Did you hear about the Australian worker who was paid more than 100 times his normal salary because human error placed a decimal point in the wrong place?
The worker was supposed to receive a salary of approximately A$5,000 but instead found almost A$500,000 in his account. A report blamed two human errors: the incorrect data entry in the first place and the failure to deal with a system-generated alert.
This story brought to mind a conversation with Peter Devlin, Head of Total Rewards at Deloitte, Germany, where he said, “In my 30 years of consulting experience, the most common reason for things to go wrong in compensation or pensions—everything to do with total rewards—are simple mathematical errors.”
The sheer size of the error in the above story has a certain comedic appeal to it. The employee followed his conscience, the money was dutifully returned, and the story made it to the press. But what about the thousands of other errors that we don’t hear about in the news? What are some of the negative consequences of errors in both compensation and sales performance management?
A small error can have a huge effect on the employee
A simple human error is not always going to have such a large sum attached to it as the story from Australia, nor is it always going to be in favor of the individual. The smallest discrepancy can lead to negative effects on the employee that can quickly spiral out of control. Employees’ mistrust in their remuneration packages can lead to a lack of motivation and even dissatisfaction in their roles. Dissatisfied employees tend to spend less time focusing on their job duties and more time complaining about why they are not happy at work. This naturally translates to a lack of productivity.
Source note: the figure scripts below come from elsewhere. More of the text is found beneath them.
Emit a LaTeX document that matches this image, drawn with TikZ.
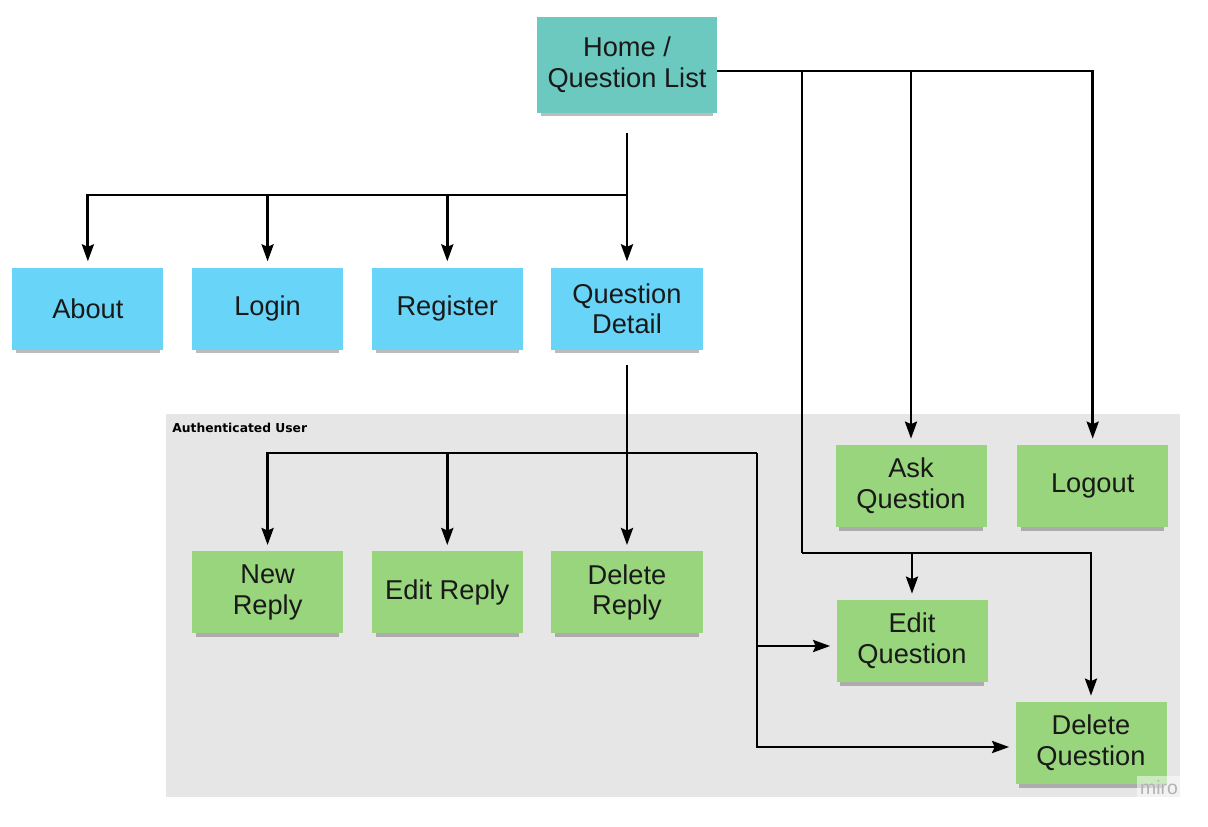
\documentclass[tikz,border=0pt]{standalone}
\usepackage{fontspec}
\setmainfont{Liberation Sans}
\newfontfamily\grpfont{DejaVu Sans}
\usepackage{xcolor}
\usepackage{tikz}
\usetikzlibrary{arrows.meta, positioning, shadows}

\definecolor{hometeal}{RGB}{108,201,192}
\definecolor{pageblue}{RGB}{104,213,248}
\definecolor{actgreen}{RGB}{152,213,124}
\definecolor{authgray}{RGB}{230,230,230}

\begin{document}
\begin{tikzpicture}[
    node distance=0.56cm and 0.56cm,
    note/.style={minimum width=3.02cm, minimum height=1.64cm, align=center, inner sep=2pt,
      text=black!90, font=\fontsize{15.5}{17.5}\selectfont,
      drop shadow={shadow xshift=0pt, shadow yshift=-0.12cm, shadow scale=0.95, fill=black!75, opacity=0.35}},
    page/.style={note, fill=pageblue},
    act/.style={note, fill=actgreen},
    line/.style={line width=1.6pt},
    arr/.style={line, -{Stealth[length=0.34cm, width=0.24cm, inset=0.05cm]}, shorten >=0.12cm},
  ]
    \useasboundingbox (-12.54,1.30) rectangle (11.62,-15.24);

    % authenticated area
    \fill[authgray] (-9.22,-6.98) rectangle (11.06,-14.64);
    \node[anchor=north west, inner sep=0pt, font=\grpfont\bfseries\fontsize{7}{8}\selectfont] (authlabel) at (-9.10,-7.15) {Authenticated User};

    \node[note, fill=hometeal, minimum width=3.6cm, minimum height=1.92cm] (home) at (0,0) {Home /\\Question List};
    \node[page, below=3.08cm of home] (detail) {Question\\Detail};
    \node[page, left=of detail] (register) {Register};
    \node[page, left=of register] (login) {Login};
    \node[page, left=of login] (about) {About};

    \node[act, below=4.02cm of detail] (delreply) {Delete\\Reply};
    \node[act, left=of delreply] (editreply) {Edit Reply};
    \node[act, left=of editreply] (newreply) {New\\Reply};

    \node[act] (askq) at (5.68,-8.42) {Ask\\Question};
    \node[act, right=0.6cm of askq] (logout) {Logout};
    \node[act] (editq) at (5.70,-11.52) {Edit\\Question};
    \node[act] (delq) at (9.28,-13.56) {Delete\\Question};

    \node[inner xsep=2pt, inner ysep=3pt, fill=white, fill opacity=0.5, text opacity=1, text=black!30,
      font=\fontsize{11}{11}\selectfont] (miro) at (10.64,-14.46) {miro};

    % home to public pages
    \coordinate (split) at (0,-2.6);
    \draw[line] ([yshift=-0.4cm]home.south) -- (split);
    \draw[arr] (split) -| (about);
    \draw[arr] (split) -| (login);
    \draw[arr] (split) -| (register);
    \draw[arr] (split) -- (detail);

    % home to question actions
    \coordinate (hsplit) at (3.5,-0.12);
    \coordinate (qcorner) at (3.5,-9.76);
    \draw[arr] ([yshift=-0.12cm]home.east) -| (logout);
    \draw[arr] (hsplit) -| (askq);
    \draw[line] (hsplit) -- (qcorner);
    \draw[arr] (qcorner) -| (editq);
    \draw[arr] (qcorner) -| (delq);

    % detail to reply actions
    \coordinate (rsplit) at (0,-7.76);
    \coordinate (rcorner) at (2.6,-7.76);
    \coordinate (eqin) at ([yshift=-0.1cm]editq.west);
    \draw[arr] ([yshift=-0.3cm]detail.south) -- (delreply);
    \draw[arr] (rsplit) -| (newreply);
    \draw[arr] (rsplit) -| (editreply);
    \draw[line] (rsplit) -- (rcorner);
    \draw[arr] (rcorner |- eqin) -- (eqin);
    \draw[arr] (rcorner) |- ([yshift=-0.08cm]delq.west);
  \end{tikzpicture}
\end{document}
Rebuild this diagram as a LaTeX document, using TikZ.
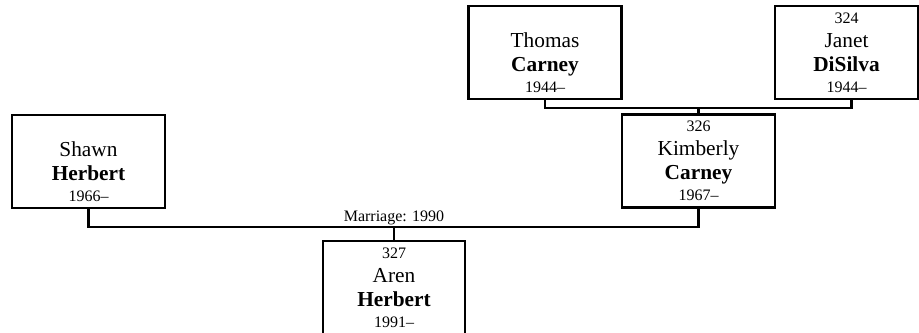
\documentclass[tikz,border=0pt]{standalone}
\usepackage{fontspec}
\setmainfont{Liberation Serif}
\newcommand{\smalltext}[1]{{\fontsize{12}{14}\selectfont #1}}

\begin{document}
\begin{tikzpicture}[
    x=0.75pt, y=-0.75pt,
    font=\fontsize{16}{18}\selectfont,
    person/.style={draw=black, line width=1.6pt, fill=white,
                   minimum width=114.75pt, minimum height=69.75pt,
                   align=center, inner sep=0pt},
    link/.style={draw=black, line width=1.6pt},
    lab/.style={font=\fontsize{12}{14}\selectfont, inner sep=1pt}
]
    \useasboundingbox (0,0) rectangle (919,332);

    % parents of Kimberly
    \node[person] (Thomas) at (545,52.5)
        {\smalltext{\phantom{0}}\\Thomas\\\textbf{Carney}\\[-2pt]\smalltext{1944--}};
    \node[person, minimum width=107.25pt] (Janet) at (846.5,52.5)
        {\smalltext{324}\\Janet\\\textbf{DiSilva}\\[-2pt]\smalltext{1944--}};

    % couple
    \node[person] (Shawn) at (88.5,161.5)
        {\smalltext{\phantom{0}}\\Shawn\\\textbf{Herbert}\\[-2pt]\smalltext{1966--}};
    \node[person] (Kimberly) at (698.5,161)
        {\smalltext{326}\\Kimberly\\\textbf{Carney}\\[-2pt]\smalltext{1967--}};

    % child
    \node[person, minimum width=106.5pt] (Aren) at (394,287.5)
        {\smalltext{327}\\Aren\\\textbf{Herbert}\\[-2pt]\smalltext{1991--}};

    \coordinate (parents) at (698.5,107);
    \coordinate (marriage) at (394,227);

    \draw[link] (Thomas.south) -- ++(0,8) -| ([xshift=3.75pt]Janet.south);
    \draw[link] (parents) -- (Kimberly.north);

    \draw[link] (Shawn.south) |- (marriage) -| (Kimberly.south);
    \draw[link] (marriage) -- (Aren.north);
    \node[lab, above] (marrlabel) at (marriage) {Marriage: 1990};
\end{tikzpicture}
\end{document}
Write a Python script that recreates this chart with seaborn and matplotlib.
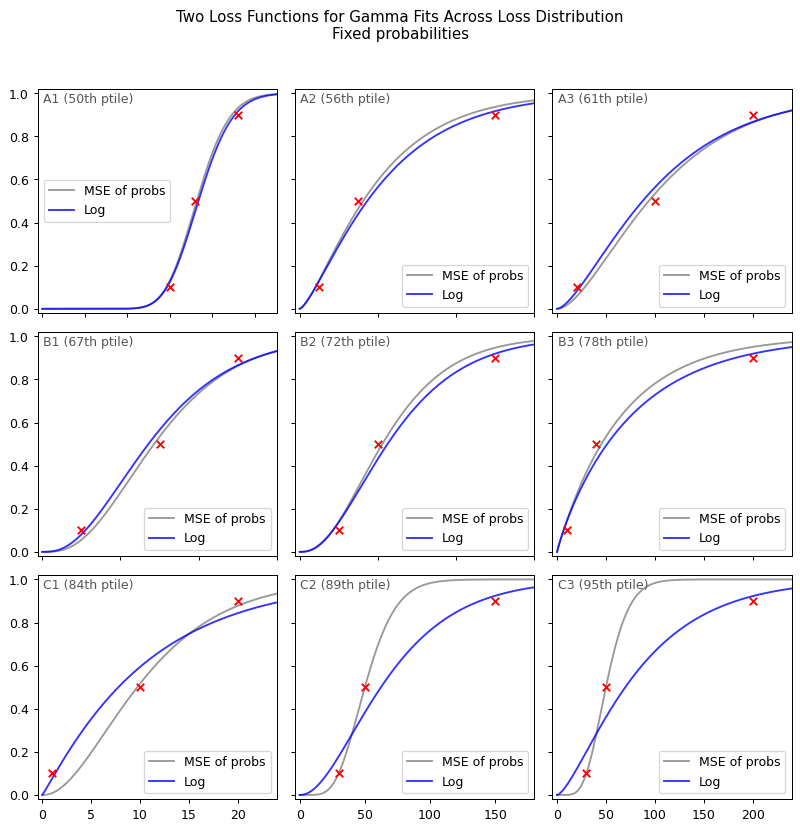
import math
import numpy as np
import pandas as pd
import matplotlib
matplotlib.use("Agg")
import matplotlib.pyplot as plt
from matplotlib.ticker import MaxNLocator
import seaborn as sns

# ---- data ----
panel_ids = ["A1", "A2", "A3", "B1", "B2", "B3", "C1", "C2", "C3"]
percentiles = [50, 56, 61, 67, 72, 78, 84, 89, 95]
probs = [0.1, 0.5, 0.9]
x_A1 = [15, 18, 23]
x_A2 = [5, 15, 50]
x_A3 = [20, 100, 200]
x_B1 = [5, 15, 25]
x_B2 = [10, 20, 50]
x_B3 = [10, 40, 200]
x_C1 = [1, 10, 20]
x_C2 = [30, 50, 150]
x_C3 = [30, 50, 200]
x_points = [x_A1, x_A2, x_A3, x_B1, x_B2, x_B3, x_C1, x_C2, x_C3]

# fitted gamma parameters (shape, scale) for each panel
mse_shape = [36.9, 1.50, 1.88, 3.42, 2.88, 0.978, 2.29, 7.60, 7.67]
mse_scale = [0.497, 13.7, 60.1, 4.62, 8.27, 67.3, 4.94, 6.88, 6.81]
log_shape = [35.0, 1.43, 1.62, 2.92, 2.59, 0.900, 1.08, 2.23, 1.52]
log_scale = [0.530, 15.5, 67.2, 5.23, 9.91, 85.7, 10.1, 32.7, 58.0]
legend_locs = ["center left"] + ["lower right"] * 8


def gamma_cdf(x, shape, scale):
    """Regularized lower incomplete gamma P(shape, x/scale)."""
    z = np.maximum(np.asarray(x, float) / scale, 1e-300)
    a = np.full(z.shape, float(shape))
    lg = math.lgamma(shape)
    with np.errstate(all="ignore"):
        ap = a.copy()
        s = 1.0 / a
        d = s.copy()
        for _ in range(400):
            ap = ap + 1
            d = d * z / ap
            s = s + d
        ser = s * np.exp(-z + a * np.log(z) - lg)
        b = z + 1 - a
        c = np.full(z.shape, 1e300)
        dd = 1 / b
        h = dd.copy()
        for i in range(1, 300):
            an = -i * (i - a)
            b = b + 2
            dd = an * dd + b
            dd = np.where(np.abs(dd) < 1e-300, 1e-300, dd)
            c = b + an / c
            c = np.where(np.abs(c) < 1e-300, 1e-300, c)
            dd = 1 / dd
            h = h * dd * c
        cf = 1 - np.exp(-z + a * np.log(z) - lg) * h
        out = np.where(z < a + 1, ser, cf)
    out = np.nan_to_num(out, nan=1.0)
    return np.clip(out, 0, 1)


DPI = 90
fig, axes = plt.subplots(3, 3, figsize=(800.5 / DPI, 830.5 / DPI), dpi=DPI, sharey=True)
fig.subplots_adjust(left=0.0469, right=0.989, top=0.8928, bottom=0.037,
                    wspace=0.0757, hspace=0.0824)

for idx, ax in enumerate(axes.ravel()):
    pid = panel_ids[idx]
    xs = x_points[idx]
    xmax = 1.2 * max(xs)
    xg = np.linspace(0, xmax, 400)

    df = pd.DataFrame({
        "x": np.concatenate([xg, xg]),
        "cdf": np.concatenate([gamma_cdf(xg, mse_shape[idx], mse_scale[idx]),
                               gamma_cdf(xg, log_shape[idx], log_scale[idx])]),
        "fit": ["MSE of probs"] * len(xg) + ["Log"] * len(xg),
    })
    for name, col in [("MSE of probs", "gray"), ("Log", "blue")]:
        sub = df[df["fit"] == name]
        sns.lineplot(data=sub, x="x", y="cdf", color=col, alpha=0.8, ax=ax,
                     label=name, linewidth=1.5)
    sns.scatterplot(x=xs, y=probs, marker="x", color="red", s=36,
                    linewidth=1.5, ax=ax, zorder=3)

    ax.set_xlim(-0.02 * xmax, xmax)
    ax.set_ylim(-0.02, 1.022)
    ax.xaxis.set_major_locator(MaxNLocator(nbins=6, steps=[1, 2, 2.5, 5, 10]))
    ax.set_xlabel("")
    ax.set_ylabel("")
    ax.text(0.022, 0.982, f"{pid} ({percentiles[idx]}th ptile)", transform=ax.transAxes,
            va="top", ha="left", color="#555555", fontsize=10)
    ax.legend(loc=legend_locs[idx], fontsize=10)
    if not pid.startswith("C"):
        ax.tick_params(labelbottom=False)

fig.suptitle("Two Loss Functions for Gamma Fits Across Loss Distribution\nFixed probabilities",
             fontsize=12, y=0.988)
fig.savefig("out.png", dpi=DPI)
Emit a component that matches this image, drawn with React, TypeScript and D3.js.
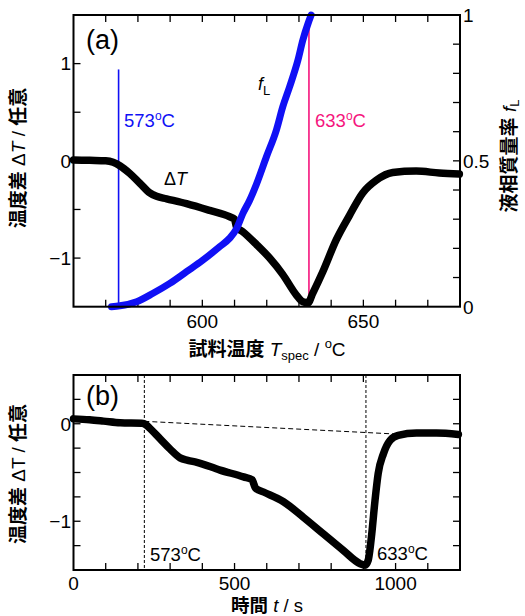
import React from 'react';
import * as d3 from 'd3';

// ---- data ----
const topTemp = [560, 565, 570, 572.3, 574.4, 577.5, 580.6, 583.7, 585.8, 588.9, 595.1, 602.3, 608.5, 610.0, 610.6, 612.6, 616.8, 620.9, 625, 629.2, 631.2, 632.8, 634.3, 637.4, 641.6, 645.7, 649.8, 654, 659.1, 666.4, 673.6, 679.8];
const topDeltaT = [0.01, 0.005, 0.0, -0.015, -0.05, -0.13, -0.23, -0.33, -0.365, -0.39, -0.44, -0.51, -0.575, -0.6, -0.68, -0.73, -0.86, -1.0, -1.17, -1.38, -1.45, -1.46, -1.36, -1.14, -0.81, -0.56, -0.33, -0.2, -0.12, -0.105, -0.125, -0.135];

const fLTemp = [571.8, 574.4, 579.6, 584.7, 589.9, 595.1, 600.2, 605.4, 608.5, 610.5, 612.6, 614.7, 616.8, 619.9, 623, 625, 627.1, 629.7, 631.2, 632.8, 633.8];
const fLValue = [0.0, 0.003, 0.017, 0.046, 0.08, 0.12, 0.16, 0.206, 0.235, 0.265, 0.32, 0.365, 0.42, 0.514, 0.606, 0.686, 0.754, 0.846, 0.914, 0.97, 1.0];

const botTime = [0, 50, 93, 145, 212, 225, 238, 269, 300, 331, 355, 383, 455, 528, 555, 560, 565, 590, 652, 714, 776, 838, 890, 905, 915, 920, 926, 936, 946, 962, 983, 1008, 1065, 1127, 1195];
const botDeltaT = [0.05, 0.04, 0.027, 0.01, 0.005, -0.01, -0.05, -0.155, -0.26, -0.35, -0.375, -0.395, -0.475, -0.545, -0.575, -0.62, -0.66, -0.7, -0.8, -0.96, -1.13, -1.3, -1.435, -1.45, -1.4, -1.3, -1.13, -0.79, -0.51, -0.31, -0.17, -0.12, -0.096, -0.096, -0.11];

const baselineTime = [220, 1010];
const baselineDeltaT = [0.025, -0.107];

const topXTickLabels = [600, 650];
const topYTickLabels = [-1, 0, 1];
const fLTickLabels = [0, 0.5, 1];
const botXTickLabels = [0, 500, 1000];
const botYTickLabels = [-1, 0];

const topMarkerTemps = [574, 633.1];
const botMarkerTimes = [220, 908];

// ---- layout ----
const W = 525, H = 616;
const L = 73.5, R = 460;
const aTop = 15, aBot = 306.7;
const bTop = 375, bBot = 570;
const TICK = 7;
const LATIN = 'Liberation Sans, Arial, Helvetica, sans-serif';
const CJK = 'Noto Sans CJK JP, Noto Sans CJK SC, sans-serif';
const BLUE = '#1010f5';
const PINK = '#f5147d';

const fmt = (v: number) => (v < 0 ? '\u2212' + String(-v) : String(v));

export default function App() {
  const xA = d3.scaleLinear().domain([560, 680]).range([L, R]);
  const yA = d3.scaleLinear().domain([-1.5, 1.5]).range([aBot, aTop]);
  const yF = d3.scaleLinear().domain([0, 1]).range([aBot, aTop]);
  const xB = d3.scaleLinear().domain([0, 1200]).range([L, R]);
  const yB = d3.scaleLinear().domain([-1.5, 0.5]).range([bBot, bTop]);

  const lineA = d3.line<number>().x((_, i) => xA(topTemp[i])).y((d) => yA(d)).curve(d3.curveMonotoneX);
  const lineF = d3.line<number>().x((_, i) => xA(fLTemp[i])).y((d) => yF(d)).curve(d3.curveMonotoneX);
  const lineB = d3.line<number>().x((_, i) => xB(botTime[i])).y((d) => yB(d)).curve(d3.curveMonotoneX);

  const topXMinor = d3.range(570, 680, 10);
  const topYMinor = d3.range(-1, 1.5001, 0.5);
  const fMinor = d3.range(0.1, 1, 0.1);
  const botXMinor = d3.range(100, 1200, 100);
  const botYMinor = d3.range(-1.25, 0.5, 0.25);

  const tickStyle = { stroke: '#000', strokeWidth: 1.3 };

  return (
    <svg width={W} height={H} style={{ position: 'absolute', left: 0, top: 0, background: '#fff' }}>
      {/* ===== Panel (a) ===== */}
      {topXMinor.map((v) => (
        <g key={'ax' + v}>
          <line x1={xA(v)} x2={xA(v)} y1={aBot} y2={aBot - TICK} {...tickStyle} />
          <line x1={xA(v)} x2={xA(v)} y1={aTop} y2={aTop + TICK} {...tickStyle} />
        </g>
      ))}
      {topYMinor.map((v) => (
        <line key={'ay' + v} x1={L} x2={L + TICK} y1={yA(v)} y2={yA(v)} {...tickStyle} />
      ))}
      {fMinor.map((v) => (
        <line key={'af' + v} x1={R} x2={R - TICK} y1={yF(v)} y2={yF(v)} {...tickStyle} />
      ))}
      {topXTickLabels.map((v) => (
        <text key={'axl' + v} x={xA(v)} y={aBot + 21} textAnchor="middle" fontFamily={LATIN} fontSize={19}>{v}</text>
      ))}
      {topYTickLabels.map((v) => (
        <text key={'ayl' + v} x={L - 2.5} y={yA(v)} dy="0.36em" textAnchor="end" fontFamily={LATIN} fontSize={19}>{fmt(v)}</text>
      ))}
      {fLTickLabels.map((v) => (
        <text key={'afl' + v} x={R + 3} y={yF(v)} dy="0.36em" textAnchor="start" fontFamily={LATIN} fontSize={19}>{v}</text>
      ))}

      {/* marker lines */}
      <line x1={xA(topMarkerTemps[0])} x2={xA(topMarkerTemps[0])} y1={yA(0.94)} y2={aBot} stroke={BLUE} strokeWidth={1.6} />
      <line x1={xA(topMarkerTemps[1])} x2={xA(topMarkerTemps[1])} y1={aTop} y2={aBot} stroke={PINK} strokeWidth={1.6} />

      {/* curves */}
      <path d={lineA(topDeltaT) || ''} fill="none" stroke="#000" strokeWidth={7.5} strokeLinecap="round" strokeLinejoin="round" />
      <path d={lineF(fLValue) || ''} fill="none" stroke={BLUE} strokeWidth={7} strokeLinecap="round" strokeLinejoin="round" />

      {/* frame */}
      <rect x={L} y={aTop} width={R - L} height={aBot - aTop} fill="none" stroke="#000" strokeWidth={2} />

      {/* annotations */}
      <text x={86} y={49} fontFamily={LATIN} fontSize={27}>(a)</text>
      <text x={124} y={126.7} fontFamily={LATIN} fontSize={18.5} fill={BLUE}>573<tspan dy={-7} fontSize={12}>o</tspan><tspan dy={7}>C</tspan></text>
      <text x={315} y={126.7} fontFamily={LATIN} fontSize={18.5} fill={PINK}>633<tspan dy={-7} fontSize={12}>o</tspan><tspan dy={7}>C</tspan></text>
      <text x={164} y={185} fontFamily={LATIN} fontSize={18}>Δ<tspan fontStyle="italic">T</tspan></text>
      <text x={258} y={90} fontFamily={LATIN} fontSize={18} fontStyle="italic">f<tspan fontStyle="normal" fontSize={13} dy={5}>L</tspan></text>

      {/* axis titles */}
      <text x={267} y={356} textAnchor="middle" fontSize={19}>
        <tspan fontFamily={CJK} fontWeight="bold">試料温度</tspan>
        <tspan fontFamily={LATIN} fontStyle="italic"> T</tspan>
        <tspan fontFamily={LATIN} fontSize={13} dy={4}>spec</tspan>
        <tspan fontFamily={LATIN} dy={-4}> / </tspan>
        <tspan fontFamily={LATIN} fontSize={13} dy={-8}>o</tspan>
        <tspan fontFamily={LATIN} dy={8}>C</tspan>
      </text>
      <text transform={`translate(25,158) rotate(-90)`} textAnchor="middle" fontSize={19}>
        <tspan fontFamily={CJK} fontWeight="bold">温度差</tspan>
        <tspan fontFamily={LATIN}> Δ</tspan>
        <tspan fontFamily={LATIN} fontStyle="italic">T</tspan>
        <tspan fontFamily={LATIN}> / </tspan>
        <tspan fontFamily={CJK} fontWeight="bold">任意</tspan>
      </text>
      <text transform={`translate(516,156) rotate(-90)`} textAnchor="middle" fontSize={19}>
        <tspan fontFamily={CJK} fontWeight="bold">液相質量率</tspan>
        <tspan fontFamily={LATIN} fontStyle="italic"> f</tspan>
        <tspan fontFamily={LATIN} fontSize={13} dy={3}>L</tspan>
      </text>

      {/* ===== Panel (b) ===== */}
      {botXMinor.map((v) => (
        <g key={'bx' + v}>
          <line x1={xB(v)} x2={xB(v)} y1={bBot} y2={bBot - TICK} {...tickStyle} />
          <line x1={xB(v)} x2={xB(v)} y1={bTop} y2={bTop + TICK} {...tickStyle} />
        </g>
      ))}
      {botYMinor.map((v) => (
        <g key={'by' + v}>
          <line x1={L} x2={L + TICK} y1={yB(v)} y2={yB(v)} {...tickStyle} />
          <line x1={R} x2={R - TICK} y1={yB(v)} y2={yB(v)} {...tickStyle} />
        </g>
      ))}
      {botXTickLabels.map((v) => (
        <text key={'bxl' + v} x={xB(v)} y={bBot + 20} textAnchor="middle" fontFamily={LATIN} fontSize={19}>{v}</text>
      ))}
      {botYTickLabels.map((v) => (
        <text key={'byl' + v} x={L - 2.5} y={yB(v)} dy="0.36em" textAnchor="end" fontFamily={LATIN} fontSize={19}>{fmt(v)}</text>
      ))}

      {botMarkerTimes.map((t) => (
        <line key={'bm' + t} x1={xB(t)} x2={xB(t)} y1={bTop} y2={bBot} stroke="#000" strokeWidth={1} strokeDasharray="3,2" />
      ))}
      <line x1={xB(baselineTime[0])} x2={xB(baselineTime[1])} y1={yB(baselineDeltaT[0])} y2={yB(baselineDeltaT[1])} stroke="#000" strokeWidth={1} strokeDasharray="5,3" />

      <path d={lineB(botDeltaT) || ''} fill="none" stroke="#000" strokeWidth={7.5} strokeLinecap="round" strokeLinejoin="round" />

      <rect x={L} y={bTop} width={R - L} height={bBot - bTop} fill="none" stroke="#000" strokeWidth={2} />

      <text x={86} y={404.5} fontFamily={LATIN} fontSize={27}>(b)</text>
      <text x={150} y={561} fontFamily={LATIN} fontSize={18.5}>573<tspan dy={-7} fontSize={12}>o</tspan><tspan dy={7}>C</tspan></text>
      <text x={377} y={560} fontFamily={LATIN} fontSize={18.5}>633<tspan dy={-7} fontSize={12}>o</tspan><tspan dy={7}>C</tspan></text>

      <text x={267} y={611.5} textAnchor="middle" fontSize={18.5}>
        <tspan fontFamily={CJK} fontWeight="bold">時間</tspan>
        <tspan fontFamily={LATIN} fontStyle="italic"> t</tspan>
        <tspan fontFamily={LATIN}> / s</tspan>
      </text>
      <text transform={`translate(25,474) rotate(-90)`} textAnchor="middle" fontSize={19}>
        <tspan fontFamily={CJK} fontWeight="bold">温度差</tspan>
        <tspan fontFamily={LATIN}> Δ</tspan>
        <tspan fontFamily={LATIN}>T</tspan>
        <tspan fontFamily={LATIN}> / </tspan>
        <tspan fontFamily={CJK} fontWeight="bold">任意</tspan>
      </text>
    </svg>
  );
}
What affects the employee, affects the organization too
The organizational effects of human account errors can be vast, with the threat of decreased revenue, wasted time, and possible regulatory noncompliance. Unlike in the case of our honest Australian, overpayments are virtually never reported by the recipient, so almost never recovered.
For a large scale organization that falls to just a one percent error rate, an enterprise of 18,000 employees paying an average salary of $25,000 per year could lose up to $4.5 million.
Beyond the monetary impact, some of the most important consequences to consider are those that negatively affect the employee. Human capital is an organization's most valuable asset, and employee satisfaction is critical to its overall success.
To reduce human error, reduce the potential for it
It follows that if you want to curb the costs of human error, you must first remove dependence on humans for data input. With the integrated data systems that now make the world turn, we are well past the stage that large enterprises can manipulate tens of millions in compensation figures in simple spreadsheets. Implementing solutions that facilitate the move away from spreadsheet-based processes to those that have the functionality to ensure compensation programs are effective can not only protect your business from errors in employees’ paychecks but improve the quality of life for those who are now stuck doing the data entry.
Using dedicated compensation software to provide error-free and timely payouts will help eliminate disputes and increase productivity. Waking up to see an extra half a million dollars in your account may sound like a dream, but mistakes like this are certainly not the way to win over your workforce. An employee that knows that they have been paid correctly for their role will turn up to work motivated and engaged, reducing costly retention issues, and ultimately instilling happiness in the workforce.